— start of GIVEN RECORDS —

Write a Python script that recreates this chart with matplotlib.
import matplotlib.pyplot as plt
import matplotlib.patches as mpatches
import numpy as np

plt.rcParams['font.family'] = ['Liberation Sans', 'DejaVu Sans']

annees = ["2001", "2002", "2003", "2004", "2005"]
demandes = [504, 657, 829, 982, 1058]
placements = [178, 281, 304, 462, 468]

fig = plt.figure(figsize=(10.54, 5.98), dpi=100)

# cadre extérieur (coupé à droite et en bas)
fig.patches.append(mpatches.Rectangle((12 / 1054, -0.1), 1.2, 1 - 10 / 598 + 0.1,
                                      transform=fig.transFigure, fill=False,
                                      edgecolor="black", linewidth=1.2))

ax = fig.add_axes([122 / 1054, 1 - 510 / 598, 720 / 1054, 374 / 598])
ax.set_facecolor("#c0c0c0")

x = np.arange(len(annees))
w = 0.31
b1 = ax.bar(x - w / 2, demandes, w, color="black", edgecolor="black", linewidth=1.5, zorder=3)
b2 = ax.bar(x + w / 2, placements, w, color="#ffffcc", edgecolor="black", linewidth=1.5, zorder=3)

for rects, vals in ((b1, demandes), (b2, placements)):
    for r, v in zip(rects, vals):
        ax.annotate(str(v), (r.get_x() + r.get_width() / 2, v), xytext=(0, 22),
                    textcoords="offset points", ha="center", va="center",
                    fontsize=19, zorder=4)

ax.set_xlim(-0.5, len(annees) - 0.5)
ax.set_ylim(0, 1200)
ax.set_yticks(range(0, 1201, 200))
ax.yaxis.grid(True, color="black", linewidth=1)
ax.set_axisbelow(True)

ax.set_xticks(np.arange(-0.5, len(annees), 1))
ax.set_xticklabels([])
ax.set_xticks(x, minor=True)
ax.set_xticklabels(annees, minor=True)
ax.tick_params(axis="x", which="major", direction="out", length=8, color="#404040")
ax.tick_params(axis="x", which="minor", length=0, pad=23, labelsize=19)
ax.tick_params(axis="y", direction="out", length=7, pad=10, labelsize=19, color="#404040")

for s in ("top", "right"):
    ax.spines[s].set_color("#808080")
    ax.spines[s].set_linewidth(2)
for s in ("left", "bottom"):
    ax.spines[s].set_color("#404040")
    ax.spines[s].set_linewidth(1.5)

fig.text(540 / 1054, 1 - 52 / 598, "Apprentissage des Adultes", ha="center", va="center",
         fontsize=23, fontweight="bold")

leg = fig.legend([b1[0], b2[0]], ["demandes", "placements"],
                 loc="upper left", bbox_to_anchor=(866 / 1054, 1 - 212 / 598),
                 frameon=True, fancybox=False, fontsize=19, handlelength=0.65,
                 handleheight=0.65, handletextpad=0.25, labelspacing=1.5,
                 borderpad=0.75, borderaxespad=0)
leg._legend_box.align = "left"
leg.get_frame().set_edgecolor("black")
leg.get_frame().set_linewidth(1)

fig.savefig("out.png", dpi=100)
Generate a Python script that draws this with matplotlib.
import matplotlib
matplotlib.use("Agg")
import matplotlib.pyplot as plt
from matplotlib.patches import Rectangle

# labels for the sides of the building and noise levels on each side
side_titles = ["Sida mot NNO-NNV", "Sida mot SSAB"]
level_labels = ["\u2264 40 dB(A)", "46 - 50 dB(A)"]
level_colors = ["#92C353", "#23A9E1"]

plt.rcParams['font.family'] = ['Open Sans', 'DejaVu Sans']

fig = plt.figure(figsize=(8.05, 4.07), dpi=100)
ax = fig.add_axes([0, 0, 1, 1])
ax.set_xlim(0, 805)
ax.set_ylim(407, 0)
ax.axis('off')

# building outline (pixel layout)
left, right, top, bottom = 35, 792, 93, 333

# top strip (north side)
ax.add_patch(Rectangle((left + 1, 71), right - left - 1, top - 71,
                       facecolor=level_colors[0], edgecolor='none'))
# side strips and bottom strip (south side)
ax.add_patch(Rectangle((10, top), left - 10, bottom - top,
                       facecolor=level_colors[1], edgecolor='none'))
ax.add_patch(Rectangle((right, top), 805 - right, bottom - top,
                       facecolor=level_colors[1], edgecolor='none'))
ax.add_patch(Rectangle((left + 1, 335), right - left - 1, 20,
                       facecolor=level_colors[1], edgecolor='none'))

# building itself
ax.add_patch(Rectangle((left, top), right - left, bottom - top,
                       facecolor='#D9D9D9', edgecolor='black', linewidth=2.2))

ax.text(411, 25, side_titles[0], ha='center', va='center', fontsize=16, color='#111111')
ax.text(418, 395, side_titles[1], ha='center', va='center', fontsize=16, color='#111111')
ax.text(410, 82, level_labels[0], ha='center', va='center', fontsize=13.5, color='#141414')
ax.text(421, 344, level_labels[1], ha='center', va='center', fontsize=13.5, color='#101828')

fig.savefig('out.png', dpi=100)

— end of GIVEN RECORDS —
— start of GIVEN RECORDS —

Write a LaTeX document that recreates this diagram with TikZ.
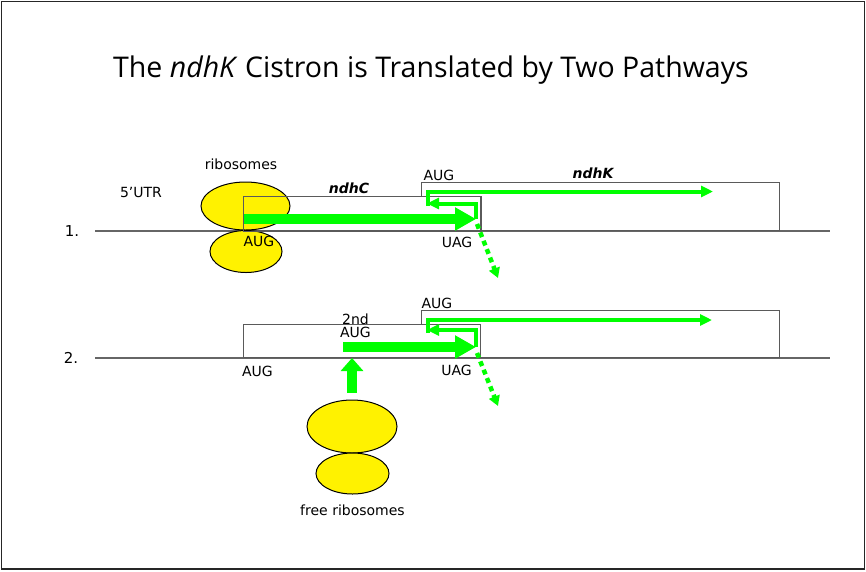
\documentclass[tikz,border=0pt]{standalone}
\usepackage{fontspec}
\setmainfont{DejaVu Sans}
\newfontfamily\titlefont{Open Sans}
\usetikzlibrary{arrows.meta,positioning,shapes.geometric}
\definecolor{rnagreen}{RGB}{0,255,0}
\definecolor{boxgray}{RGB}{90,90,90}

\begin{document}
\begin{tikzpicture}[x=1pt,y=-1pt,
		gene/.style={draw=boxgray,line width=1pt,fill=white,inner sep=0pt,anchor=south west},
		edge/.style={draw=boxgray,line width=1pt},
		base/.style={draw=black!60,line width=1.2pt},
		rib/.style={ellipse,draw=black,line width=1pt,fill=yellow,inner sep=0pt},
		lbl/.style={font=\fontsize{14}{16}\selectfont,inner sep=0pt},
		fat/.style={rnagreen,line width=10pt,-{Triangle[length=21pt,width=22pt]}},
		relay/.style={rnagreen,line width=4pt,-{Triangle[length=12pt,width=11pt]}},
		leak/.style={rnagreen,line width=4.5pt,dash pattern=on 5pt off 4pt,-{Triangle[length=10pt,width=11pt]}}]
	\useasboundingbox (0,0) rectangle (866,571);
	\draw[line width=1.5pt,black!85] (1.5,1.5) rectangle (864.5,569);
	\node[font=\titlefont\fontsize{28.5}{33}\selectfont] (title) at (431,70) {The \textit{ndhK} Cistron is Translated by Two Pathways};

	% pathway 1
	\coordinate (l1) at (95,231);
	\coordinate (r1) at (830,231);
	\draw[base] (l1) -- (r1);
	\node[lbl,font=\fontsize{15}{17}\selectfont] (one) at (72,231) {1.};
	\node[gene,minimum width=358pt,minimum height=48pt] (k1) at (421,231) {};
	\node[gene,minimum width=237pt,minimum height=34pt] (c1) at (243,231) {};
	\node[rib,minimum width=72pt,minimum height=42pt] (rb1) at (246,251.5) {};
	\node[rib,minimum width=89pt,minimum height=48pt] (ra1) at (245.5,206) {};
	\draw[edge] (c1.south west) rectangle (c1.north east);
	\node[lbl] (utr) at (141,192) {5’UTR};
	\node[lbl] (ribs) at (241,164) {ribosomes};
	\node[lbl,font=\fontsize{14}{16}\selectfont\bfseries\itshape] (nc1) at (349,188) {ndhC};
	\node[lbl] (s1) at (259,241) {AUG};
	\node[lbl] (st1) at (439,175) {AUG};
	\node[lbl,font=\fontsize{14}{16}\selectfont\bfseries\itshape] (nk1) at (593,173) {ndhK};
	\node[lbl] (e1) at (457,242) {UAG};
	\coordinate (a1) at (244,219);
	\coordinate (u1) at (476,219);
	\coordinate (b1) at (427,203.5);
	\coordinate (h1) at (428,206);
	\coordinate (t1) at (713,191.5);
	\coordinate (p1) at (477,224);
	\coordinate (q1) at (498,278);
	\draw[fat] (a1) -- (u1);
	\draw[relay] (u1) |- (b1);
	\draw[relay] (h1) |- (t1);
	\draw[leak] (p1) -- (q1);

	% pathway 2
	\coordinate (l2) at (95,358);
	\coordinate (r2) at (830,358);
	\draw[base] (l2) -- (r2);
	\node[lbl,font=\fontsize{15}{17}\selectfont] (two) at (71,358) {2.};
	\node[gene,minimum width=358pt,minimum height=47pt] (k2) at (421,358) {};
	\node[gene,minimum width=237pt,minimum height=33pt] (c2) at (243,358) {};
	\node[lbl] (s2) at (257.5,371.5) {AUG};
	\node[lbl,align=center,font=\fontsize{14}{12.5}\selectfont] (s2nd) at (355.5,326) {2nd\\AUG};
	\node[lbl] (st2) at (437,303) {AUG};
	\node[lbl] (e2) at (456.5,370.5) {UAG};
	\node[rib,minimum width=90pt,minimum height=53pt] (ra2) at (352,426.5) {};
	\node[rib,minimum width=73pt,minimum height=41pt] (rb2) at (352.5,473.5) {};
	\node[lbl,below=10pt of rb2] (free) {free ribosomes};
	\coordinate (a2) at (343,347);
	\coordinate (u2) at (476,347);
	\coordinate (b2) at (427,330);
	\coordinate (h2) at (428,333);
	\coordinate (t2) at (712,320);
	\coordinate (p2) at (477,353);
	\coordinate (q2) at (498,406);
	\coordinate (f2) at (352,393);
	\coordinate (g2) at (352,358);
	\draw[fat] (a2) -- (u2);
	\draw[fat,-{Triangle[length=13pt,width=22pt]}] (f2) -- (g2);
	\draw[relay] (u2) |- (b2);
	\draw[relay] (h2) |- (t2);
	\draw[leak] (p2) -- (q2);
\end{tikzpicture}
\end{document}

— end of GIVEN RECORDS —
— start of GIVEN RECORDS —

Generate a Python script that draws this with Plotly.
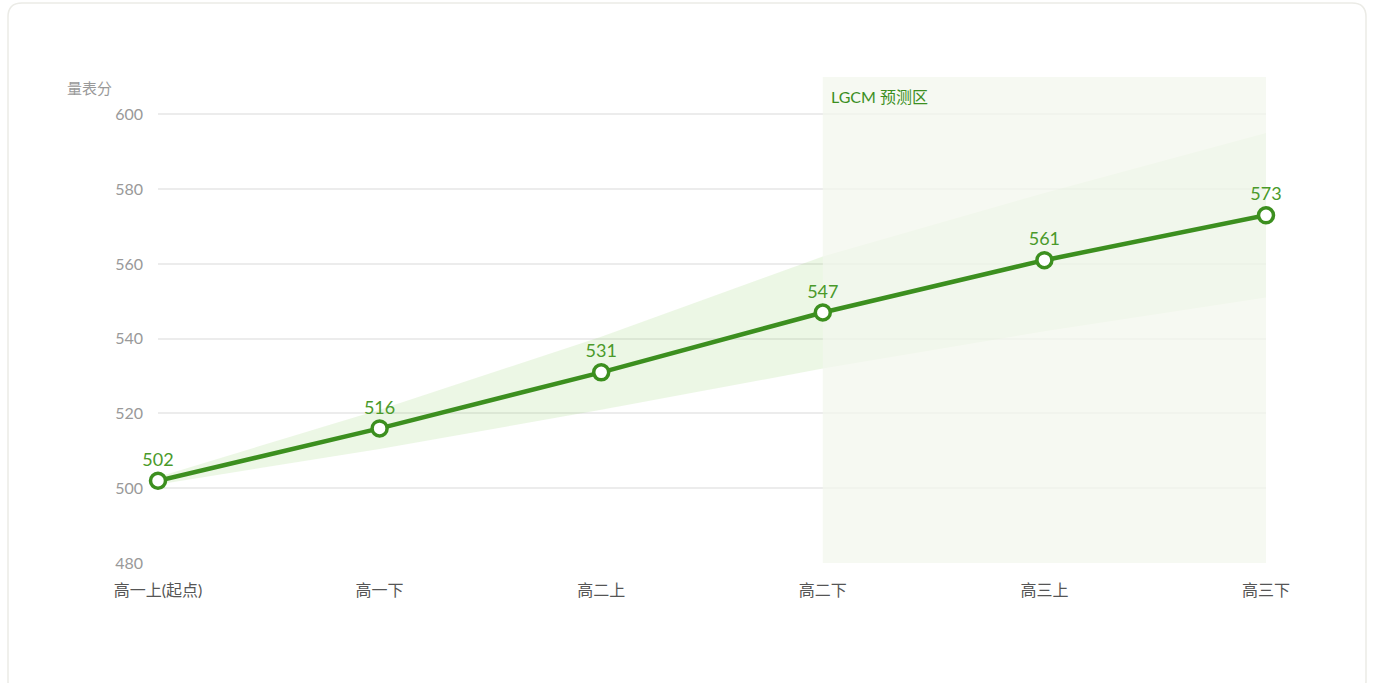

— end of GIVEN RECORDS —

DESCRIPTION OF THE TASK ::
Among the lines above, how many contain the string "that"? State the number alone.

OUTPUT ::
4